Health IT Provisions Under ARRA:
Section 1: Privacy and Security Requirements
Consumers and clinicians must trust that personal data will be protected if they are to support electronic information-sharing in ways that improve the health and care of individuals and populations. Seen this way, policies to protect the privacy and security of an individual's health information are pre-requisites for meaningful use of health IT.
Strong and enforceable policies for the privacy and security of information are the foundational requirements for everything that Markle Connecting for Health has advocated since its inception in 2002. Our collaborative has developed a broadly endorsed and comprehensive Common Framework with detailed policy and technology resources for electronic health information exchanges (HIEs) and electronic personal health records (PHRs). A critical requirement for the successful execution of any IT effort is the co-development of information policies to protect information with the selection of technology standards and infrastructure solutions that enforce and implement those policies.
The ARRA provisions make clear the critical importance of coupling technology and policy requirements. The new law enacts many of the principles and policies specified in the Connecting for Health Common Framework that had been previously unaddressed in regulation or federal law. HHS is charged with developing regulations and/or guidance for ARRA's new health information privacy provisions and enhanced enforcement, including the following:
- HIPAA security and privacy rules extended to business associates of HIPAA-covered entities.
- New provisions for notification to consumers of information breaches.
- Limitations on sales of protected health information.
- New guidance on "minimum necessary" (i.e., the notion that no more than the necessary information should be disclosed).
- Guidance on implementation specification to de-identify protected health information.
- Individual right to access personal information in electronic format.
- Annual guidance on the most effective technical safeguards for carrying out the HIPAA Security Rule.
- Recommendations on technologies that protect the privacy of health information and promote security.
- Restrictions on use of protected health information for marketing.
- Consumer access required to an accounting of disclosures of information maintained in EHRs.

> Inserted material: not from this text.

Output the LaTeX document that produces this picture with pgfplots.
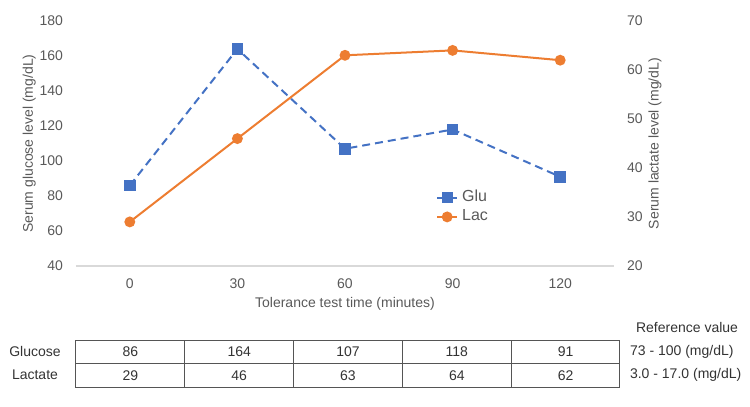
\documentclass[border=0pt]{standalone}
\usepackage{fontspec}
\setmainfont{Liberation Sans}
\usepackage{pgfplots}
\pgfplotsset{compat=1.18}
\definecolor{glu}{HTML}{4472C4}
\definecolor{lac}{HTML}{ED7D31}
\definecolor{txt}{HTML}{595959}
\definecolor{tabc}{HTML}{333333}
\definecolor{tabl}{HTML}{555555}
\definecolor{axl}{HTML}{D9D9D9}
\begin{document}
\begin{tikzpicture}[font=\fontsize{7}{8.4}\selectfont]
\useasboundingbox (-38pt,-70.5pt) rectangle (337pt,133pt);
\pgfplotsset{common/.style={
  scale only axis, width=269pt, height=122.5pt,
  xmin=-0.5, xmax=4.5, major tick length=0pt,
  tick label style={font=\fontsize{7}{8.4}\selectfont, text=txt},
  label style={font=\fontsize{7}{8.4}\selectfont, text=txt},
  /pgf/number format/assume math mode=true,
  clip=false}}
\begin{axis}[common, name=main, at={(0,0)}, anchor=south west,
  ymin=40, ymax=180, ytick={40,60,...,180},
  xtick={0,1,2,3,4}, xticklabels={0,30,60,90,120},
  axis y line*=left, axis x line*=bottom,
  y axis line style={draw=none},
  x axis line style={draw=axl, line width=0.6pt, -},
  yticklabel style={xshift=-3pt},
  xticklabel style={yshift=-3pt},
  ylabel={Serum glucose level (mg/dL)},
  every axis y label/.append style={at={(axis description cs:-0.087,0.5)}, anchor=center},
  xlabel={Tolerance test time (minutes)},
  every axis x label/.append style={at={(axis description cs:0.5,-0.1)}, anchor=north},
]
\addplot[glu, line width=1pt, dash pattern=on 4pt off 2.5pt, mark=square*, mark size=2.4pt, mark options={solid}]
  coordinates {(0,86) (1,164) (2,107) (3,118) (4,91)};
\end{axis}
\begin{axis}[common, at={(0,0)}, anchor=south west,
  ymin=20, ymax=70, ytick={20,30,...,70},
  axis y line*=right, axis x line=none,
  y axis line style={draw=none},
  yticklabel style={xshift=3pt},
  ylabel={Serum lactate level (mg/dL)},
  every axis y label/.append style={at={(axis description cs:1.076,0.5)}, anchor=center, rotate=0},
  legend style={at={(0.665,0.335)}, anchor=north west, draw=none, fill=none,
    font=\fontsize{8}{9.5}\selectfont, text=txt, row sep=-1.5pt, inner sep=1pt},
  legend cell align=left,
  legend image code/.code={\draw[mark repeat=2,mark phase=2] plot coordinates {(0pt,0pt) (5pt,0pt) (10pt,0pt)};},
]
\addlegendimage{glu, line width=1pt, mark=square*, mark size=2.2pt}
\addlegendentry{Glu}
\addplot[lac, line width=1pt, mark=*, mark size=2.2pt]
  coordinates {(0,29) (1,46) (2,63) (3,64) (4,62)};
\addlegendentry{Lac}
\end{axis}
\begin{axis}[scale only axis, width=272pt, height=23.5pt,
  at={(0,-60.5pt)}, anchor=south west,
  xmin=-0.5, xmax=4.5, ymin=0, ymax=2,
  xtick={0.5,1.5,2.5,3.5}, ytick={1},
  xticklabels={}, yticklabels={}, major tick length=0pt,
  grid=major, major grid style={draw=tabl, line width=0.5pt},
  axis line style={draw=tabl, line width=0.5pt},
  clip=false,
  nodes near coords style={font=\fontsize{7}{8.4}\selectfont, text=tabc, anchor=center},
]
\addplot[draw=none, mark=none, nodes near coords, nodes near coords align=center, point meta=explicit symbolic]
  coordinates {(0,1.5)[86] (1,1.5)[164] (2,1.5)[107] (3,1.5)[118] (4,1.5)[91]};
\addplot[draw=none, mark=none, nodes near coords, nodes near coords align=center, point meta=explicit symbolic]
  coordinates {(0,0.5)[29] (1,0.5)[46] (2,0.5)[63] (3,0.5)[64] (4,0.5)[62]};
\node[text=tabc, anchor=center] at ([xshift=-20.5pt]rel axis cs:0,0.75) {Glucose};
\node[text=tabc, anchor=center] at ([xshift=-20.5pt]rel axis cs:0,0.25) {Lactate};
\node[text=tabc, anchor=west] at ([xshift=1.5pt]rel axis cs:1,0.75) {73 - 100 (mg/dL)};
\node[text=tabc, anchor=west] at ([xshift=1.5pt]rel axis cs:1,0.25) {3.0 - 17.0 (mg/dL)};
\node[text=tabc, anchor=west] at ([xshift=4.5pt,yshift=6.5pt]rel axis cs:1,1) {Reference value};
\end{axis}
\end{tikzpicture}
\end{document}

Clearly, over the course of implementation of ARRA's health IT provisions, the regulations and/or guidance from HHS on these new information policies should drive the functional requirements of technology for compliance. In other words, the requirements of qualified or certified EHR technology should, over time, include capabilities to comply with the law's new privacy and security provisions. These requirements must be sequenced strategically so that they can be implemented in a timely way without creating unrealistic software upgrade and process burdens on clinicians and hospitals.